Citing information he received from the Agency for Environmental Assessment and Enforcement (OEFA), Vásquez said that Repsol issued inaccurate information but also, according to his version, it did not establish the magnitude of this spill, and therefore, it has not had the capacity to react. “That is why they are just talking about hiring a company that can do the cleaning. Four days have passed and the disaster continues to spread due to the lack of a contingency plan”, lamented the premier.
Tine van den Wall Bake, communications manager of the Peruvian subsidiary of Repsol, indicated that the discharge of crude oil from an Italian ship to the refinery's hoses began on Friday the 14th and that the following day they consulted with the Navy if there was any alert to the coast and, as this was not the case, they continued the operation.
According to the company's spokeswoman, the total cargo was 985,696 barrels of crude oil and 628,000 had been unloaded when the “abnormal swell” arrived on Saturday and “the starboard ropes broke,” she described to Radioprogramas on Wednesday.
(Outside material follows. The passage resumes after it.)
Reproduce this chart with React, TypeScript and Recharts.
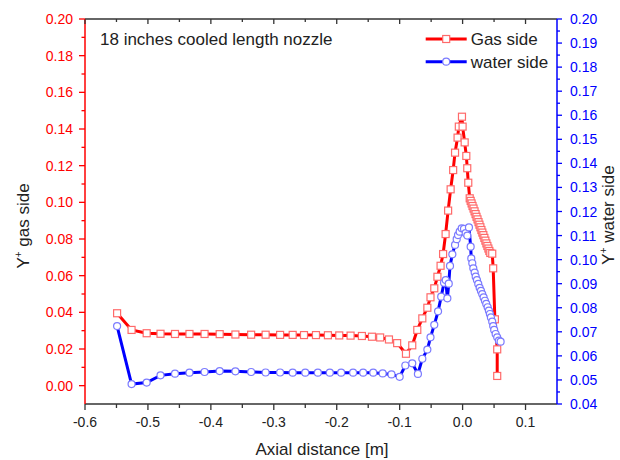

The company reported on Sunday in a statement that the “limited spill was quickly overcome.”
Asked by the radio if Repsol is responsible for the ecocide, Van den Wall Bake replied: “We did not cause the ecological disaster, we were unloading the day before.” “What you see at that time (Saturday) is iridescence, that's why a contingency plan cannot be put in place. The product traveled to the bottom of the sea and appeared the next day,” said the Repsol executive.